■ **Dataset excerpt**:

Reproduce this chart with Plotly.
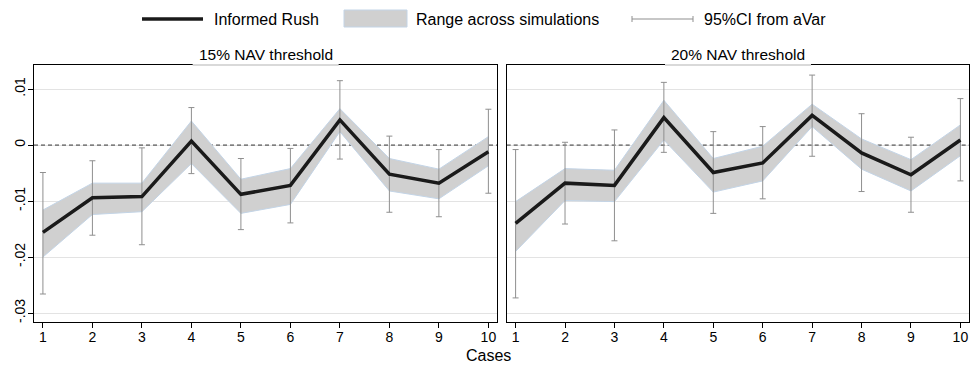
import plotly.graph_objects as go

# Cases on the horizontal axis
cases = [1, 2, 3, 4, 5, 6, 7, 8, 9, 10]

# 15% NAV threshold
rush_15 = [-0.0156, -0.0094, -0.0092, 0.0007, -0.0088, -0.0072, 0.0045, -0.0052, -0.0068, -0.0012]
sim_lo_15 = [-0.0200, -0.0124, -0.0119, -0.0033, -0.0122, -0.0106, 0.0024, -0.0082, -0.0096, -0.0037]
sim_hi_15 = [-0.0116, -0.0068, -0.0068, 0.0043, -0.0061, -0.0042, 0.0065, -0.0024, -0.0043, 0.0015]
ci_lo_15 = [-0.0266, -0.0161, -0.0178, -0.0051, -0.0151, -0.0139, -0.0025, -0.0120, -0.0128, -0.0086]
ci_hi_15 = [-0.0049, -0.0028, -0.0005, 0.0067, -0.0024, -0.0006, 0.0115, 0.0016, -0.0008, 0.0064]

# 20% NAV threshold
rush_20 = [-0.0140, -0.0068, -0.0072, 0.0049, -0.0049, -0.0032, 0.0053, -0.0014, -0.0053, 0.0009]
sim_lo_20 = [-0.0190, -0.0099, -0.0101, 0.0009, -0.0084, -0.0064, 0.0033, -0.0043, -0.0082, -0.0019]
sim_hi_20 = [-0.0101, -0.0042, -0.0045, 0.0080, -0.0024, -0.0002, 0.0073, 0.0011, -0.0026, 0.0036]
ci_lo_20 = [-0.0273, -0.0141, -0.0171, -0.0013, -0.0122, -0.0096, -0.0020, -0.0083, -0.0120, -0.0064]
ci_hi_20 = [-0.0008, 0.0005, 0.0027, 0.0112, 0.0024, 0.0033, 0.0125, 0.0056, 0.0014, 0.0083]

panel_titles = ["15% NAV threshold", "20% NAV threshold"]
y_tickvals = [0.01, 0.0, -0.01, -0.02, -0.03]
y_ticktext = [".01", "0", "-.01", "-.02", "-.03"]

W, H = 977, 365
FONT = "Liberation Sans, Arial, sans-serif"
LINE_C = "#1a1a1a"
BAND_C = "#d0d0d0"
BAND_EDGE = "#c3d4e6"
CI_C = "#8f8f8f"
GRID_C = "#e3e3e3"
X_RANGE = [0.82, 10.18]
Y_RANGE = [-0.0316, 0.0143]


def px(x):
    return x / W


def py(y):
    return 1 - y / H


fig = go.Figure()

panels = [
    (rush_15, sim_lo_15, sim_hi_15, ci_lo_15, ci_hi_15, "x", "y"),
    (rush_20, sim_lo_20, sim_hi_20, ci_lo_20, ci_hi_20, "x2", "y2"),
]

for rush, lo, hi, cl, ch, xa, ya in panels:
    # dashed zero reference across the panel
    fig.add_trace(go.Scatter(
        x=X_RANGE, y=[0, 0], mode="lines",
        line=dict(color="#333333", width=1, dash="4px,3px"),
        hoverinfo="skip", showlegend=False, xaxis=xa, yaxis=ya))
    # range across simulations (closed polygon)
    fig.add_trace(go.Scatter(
        x=cases + cases[::-1], y=hi + lo[::-1], fill="toself",
        fillcolor=BAND_C, mode="lines", line=dict(color=BAND_EDGE, width=1),
        hoverinfo="skip", showlegend=False, xaxis=xa, yaxis=ya))
    # 95% CI caps
    fig.add_trace(go.Scatter(
        x=cases, y=rush, mode="markers",
        marker=dict(size=1, color="rgba(0,0,0,0)"),
        error_y=dict(type="data", symmetric=False,
                     array=[h - r for h, r in zip(ch, rush)],
                     arrayminus=[r - l for r, l in zip(rush, cl)],
                     color=CI_C, thickness=1, width=3),
        showlegend=False, xaxis=xa, yaxis=ya))
    # informed rush
    fig.add_trace(go.Scatter(
        x=cases, y=rush, mode="lines", line=dict(color=LINE_C, width=3.5),
        showlegend=False, xaxis=xa, yaxis=ya))

# panel geometry (pixels)
top, bottom = 65, 322
left_panel = (34, 497.3)
right_panel = (506.7, 969.3)

xaxis_common = dict(
    range=X_RANGE, tickmode="array", tickvals=cases,
    ticktext=[str(c) for c in cases], ticks="outside", ticklen=5,
    tickcolor="black", showline=True, linecolor="black", linewidth=1,
    mirror=True, showgrid=False, zeroline=False, ticklabelstandoff=-3,
    tickfont=dict(family=FONT, size=14, color="black"))
yaxis_common = dict(
    range=Y_RANGE, tickmode="array", tickvals=y_tickvals,
    ticktext=y_ticktext, showline=True, linecolor="black", linewidth=1,
    mirror=True, showgrid=True, gridcolor=GRID_C, gridwidth=1,
    zeroline=False, domain=[py(bottom), py(top)])

fig.update_layout(
    width=W, height=H, margin=dict(l=0, r=0, t=0, b=0),
    paper_bgcolor="white", plot_bgcolor="white",
    font=dict(family=FONT, size=16, color="black"),
    xaxis=dict(xaxis_common, domain=[px(left_panel[0]), px(left_panel[1])], anchor="y"),
    xaxis2=dict(xaxis_common, domain=[px(right_panel[0]), px(right_panel[1])], anchor="y2"),
    yaxis=dict(yaxis_common, anchor="x", ticks="outside", ticklen=5, tickcolor="black",
               tickangle=-90, ticklabelstandoff=-3,
               tickfont=dict(family=FONT, size=14, color="black")),
    yaxis2=dict(yaxis_common, anchor="x2", ticks="", showticklabels=False),
)

shapes = []
annotations = []

for (l, r), title in [(left_panel, panel_titles[0]), (right_panel, panel_titles[1])]:
    c = (l + r) / 2
    # title box bottom edge on the frame
    shapes.append(dict(type="line", xref="paper", yref="paper",
                       x0=px(c - 73), x1=px(c + 73), y0=py(top), y1=py(top),
                       line=dict(color="#d9d9d9", width=2), layer="above"))
    annotations.append(dict(text=title, xref="paper", yref="paper", x=px(c), y=py(54),
                            xanchor="center", yanchor="middle", showarrow=False,
                            font=dict(family=FONT, size=15.5, color="black")))

# x-axis title
annotations.append(dict(text="Cases", xref="paper", yref="paper", x=px(489), y=py(355),
                        xanchor="center", yanchor="middle", showarrow=False,
                        font=dict(family=FONT, size=16, color="black")))

# legend
ly = 19
shapes.append(dict(type="line", xref="paper", yref="paper", x0=px(142), x1=px(203),
                   y0=py(ly), y1=py(ly), line=dict(color=LINE_C, width=3.5), layer="above"))
annotations.append(dict(text="Informed Rush", xref="paper", yref="paper", x=px(212), y=py(ly),
                        xanchor="left", yanchor="middle", showarrow=False))
shapes.append(dict(type="rect", xref="paper", yref="paper", x0=px(344), x1=px(407),
                   y0=py(27), y1=py(10), fillcolor=BAND_C,
                   line=dict(color=BAND_EDGE, width=1), layer="above"))
annotations.append(dict(text="Range across simulations", xref="paper", yref="paper", x=px(414),
                        y=py(ly), xanchor="left", yanchor="middle", showarrow=False))
shapes.append(dict(type="line", xref="paper", yref="paper", x0=px(632), x1=px(693),
                   y0=py(ly), y1=py(ly), line=dict(color=CI_C, width=1), layer="above"))
for xc in (632, 693):
    shapes.append(dict(type="line", xref="paper", yref="paper", x0=px(xc), x1=px(xc),
                       y0=py(ly - 3), y1=py(ly + 3), line=dict(color=CI_C, width=1),
                       layer="above"))
annotations.append(dict(text="95%CI from aVar", xref="paper", yref="paper", x=px(702), y=py(ly),
                        xanchor="left", yanchor="middle", showarrow=False))

fig.update_layout(shapes=shapes, annotations=annotations)

fig.write_html("out.html")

■ **Goal**: Restate the whole listing above exactly, except for its images.

■ **Task output**:
Reproduce this chart with Plotly.
import plotly.graph_objects as go

# Cases on the horizontal axis
cases = [1, 2, 3, 4, 5, 6, 7, 8, 9, 10]

# 15% NAV threshold
rush_15 = [-0.0156, -0.0094, -0.0092, 0.0007, -0.0088, -0.0072, 0.0045, -0.0052, -0.0068, -0.0012]
sim_lo_15 = [-0.0200, -0.0124, -0.0119, -0.0033, -0.0122, -0.0106, 0.0024, -0.0082, -0.0096, -0.0037]
sim_hi_15 = [-0.0116, -0.0068, -0.0068, 0.0043, -0.0061, -0.0042, 0.0065, -0.0024, -0.0043, 0.0015]
ci_lo_15 = [-0.0266, -0.0161, -0.0178, -0.0051, -0.0151, -0.0139, -0.0025, -0.0120, -0.0128, -0.0086]
ci_hi_15 = [-0.0049, -0.0028, -0.0005, 0.0067, -0.0024, -0.0006, 0.0115, 0.0016, -0.0008, 0.0064]

# 20% NAV threshold
rush_20 = [-0.0140, -0.0068, -0.0072, 0.0049, -0.0049, -0.0032, 0.0053, -0.0014, -0.0053, 0.0009]
sim_lo_20 = [-0.0190, -0.0099, -0.0101, 0.0009, -0.0084, -0.0064, 0.0033, -0.0043, -0.0082, -0.0019]
sim_hi_20 = [-0.0101, -0.0042, -0.0045, 0.0080, -0.0024, -0.0002, 0.0073, 0.0011, -0.0026, 0.0036]
ci_lo_20 = [-0.0273, -0.0141, -0.0171, -0.0013, -0.0122, -0.0096, -0.0020, -0.0083, -0.0120, -0.0064]
ci_hi_20 = [-0.0008, 0.0005, 0.0027, 0.0112, 0.0024, 0.0033, 0.0125, 0.0056, 0.0014, 0.0083]

panel_titles = ["15% NAV threshold", "20% NAV threshold"]
y_tickvals = [0.01, 0.0, -0.01, -0.02, -0.03]
y_ticktext = [".01", "0", "-.01", "-.02", "-.03"]

W, H = 977, 365
FONT = "Liberation Sans, Arial, sans-serif"
LINE_C = "#1a1a1a"
BAND_C = "#d0d0d0"
BAND_EDGE = "#c3d4e6"
CI_C = "#8f8f8f"
GRID_C = "#e3e3e3"
X_RANGE = [0.82, 10.18]
Y_RANGE = [-0.0316, 0.0143]


def px(x):
    return x / W


def py(y):
    return 1 - y / H


fig = go.Figure()

panels = [
    (rush_15, sim_lo_15, sim_hi_15, ci_lo_15, ci_hi_15, "x", "y"),
    (rush_20, sim_lo_20, sim_hi_20, ci_lo_20, ci_hi_20, "x2", "y2"),
]

for rush, lo, hi, cl, ch, xa, ya in panels:
    # dashed zero reference across the panel
    fig.add_trace(go.Scatter(
        x=X_RANGE, y=[0, 0], mode="lines",
        line=dict(color="#333333", width=1, dash="4px,3px"),
        hoverinfo="skip", showlegend=False, xaxis=xa, yaxis=ya))
    # range across simulations (closed polygon)
    fig.add_trace(go.Scatter(
        x=cases + cases[::-1], y=hi + lo[::-1], fill="toself",
        fillcolor=BAND_C, mode="lines", line=dict(color=BAND_EDGE, width=1),
        hoverinfo="skip", showlegend=False, xaxis=xa, yaxis=ya))
    # 95% CI caps
    fig.add_trace(go.Scatter(
        x=cases, y=rush, mode="markers",
        marker=dict(size=1, color="rgba(0,0,0,0)"),
        error_y=dict(type="data", symmetric=False,
                     array=[h - r for h, r in zip(ch, rush)],
                     arrayminus=[r - l for r, l in zip(rush, cl)],
                     color=CI_C, thickness=1, width=3),
        showlegend=False, xaxis=xa, yaxis=ya))
    # informed rush
    fig.add_trace(go.Scatter(
        x=cases, y=rush, mode="lines", line=dict(color=LINE_C, width=3.5),
        showlegend=False, xaxis=xa, yaxis=ya))

# panel geometry (pixels)
top, bottom = 65, 322
left_panel = (34, 497.3)
right_panel = (506.7, 969.3)

xaxis_common = dict(
    range=X_RANGE, tickmode="array", tickvals=cases,
    ticktext=[str(c) for c in cases], ticks="outside", ticklen=5,
    tickcolor="black", showline=True, linecolor="black", linewidth=1,
    mirror=True, showgrid=False, zeroline=False, ticklabelstandoff=-3,
    tickfont=dict(family=FONT, size=14, color="black"))
yaxis_common = dict(
    range=Y_RANGE, tickmode="array", tickvals=y_tickvals,
    ticktext=y_ticktext, showline=True, linecolor="black", linewidth=1,
    mirror=True, showgrid=True, gridcolor=GRID_C, gridwidth=1,
    zeroline=False, domain=[py(bottom), py(top)])

fig.update_layout(
    width=W, height=H, margin=dict(l=0, r=0, t=0, b=0),
    paper_bgcolor="white", plot_bgcolor="white",
    font=dict(family=FONT, size=16, color="black"),
    xaxis=dict(xaxis_common, domain=[px(left_panel[0]), px(left_panel[1])], anchor="y"),
    xaxis2=dict(xaxis_common, domain=[px(right_panel[0]), px(right_panel[1])], anchor="y2"),
    yaxis=dict(yaxis_common, anchor="x", ticks="outside", ticklen=5, tickcolor="black",
               tickangle=-90, ticklabelstandoff=-3,
               tickfont=dict(family=FONT, size=14, color="black")),
    yaxis2=dict(yaxis_common, anchor="x2", ticks="", showticklabels=False),
)

shapes = []
annotations = []

for (l, r), title in [(left_panel, panel_titles[0]), (right_panel, panel_titles[1])]:
    c = (l + r) / 2
    # title box bottom edge on the frame
    shapes.append(dict(type="line", xref="paper", yref="paper",
                       x0=px(c - 73), x1=px(c + 73), y0=py(top), y1=py(top),
                       line=dict(color="#d9d9d9", width=2), layer="above"))
    annotations.append(dict(text=title, xref="paper", yref="paper", x=px(c), y=py(54),
                            xanchor="center", yanchor="middle", showarrow=False,
                            font=dict(family=FONT, size=15.5, color="black")))

# x-axis title
annotations.append(dict(text="Cases", xref="paper", yref="paper", x=px(489), y=py(355),
                        xanchor="center", yanchor="middle", showarrow=False,
                        font=dict(family=FONT, size=16, color="black")))

# legend
ly = 19
shapes.append(dict(type="line", xref="paper", yref="paper", x0=px(142), x1=px(203),
                   y0=py(ly), y1=py(ly), line=dict(color=LINE_C, width=3.5), layer="above"))
annotations.append(dict(text="Informed Rush", xref="paper", yref="paper", x=px(212), y=py(ly),
                        xanchor="left", yanchor="middle", showarrow=False))
shapes.append(dict(type="rect", xref="paper", yref="paper", x0=px(344), x1=px(407),
                   y0=py(27), y1=py(10), fillcolor=BAND_C,
                   line=dict(color=BAND_EDGE, width=1), layer="above"))
annotations.append(dict(text="Range across simulations", xref="paper", yref="paper", x=px(414),
                        y=py(ly), xanchor="left", yanchor="middle", showarrow=False))
shapes.append(dict(type="line", xref="paper", yref="paper", x0=px(632), x1=px(693),
                   y0=py(ly), y1=py(ly), line=dict(color=CI_C, width=1), layer="above"))
for xc in (632, 693):
    shapes.append(dict(type="line", xref="paper", yref="paper", x0=px(xc), x1=px(xc),
                       y0=py(ly - 3), y1=py(ly + 3), line=dict(color=CI_C, width=1),
                       layer="above"))
annotations.append(dict(text="95%CI from aVar", xref="paper", yref="paper", x=px(702), y=py(ly),
                        xanchor="left", yanchor="middle", showarrow=False))

fig.update_layout(shapes=shapes, annotations=annotations)

fig.write_html("out.html")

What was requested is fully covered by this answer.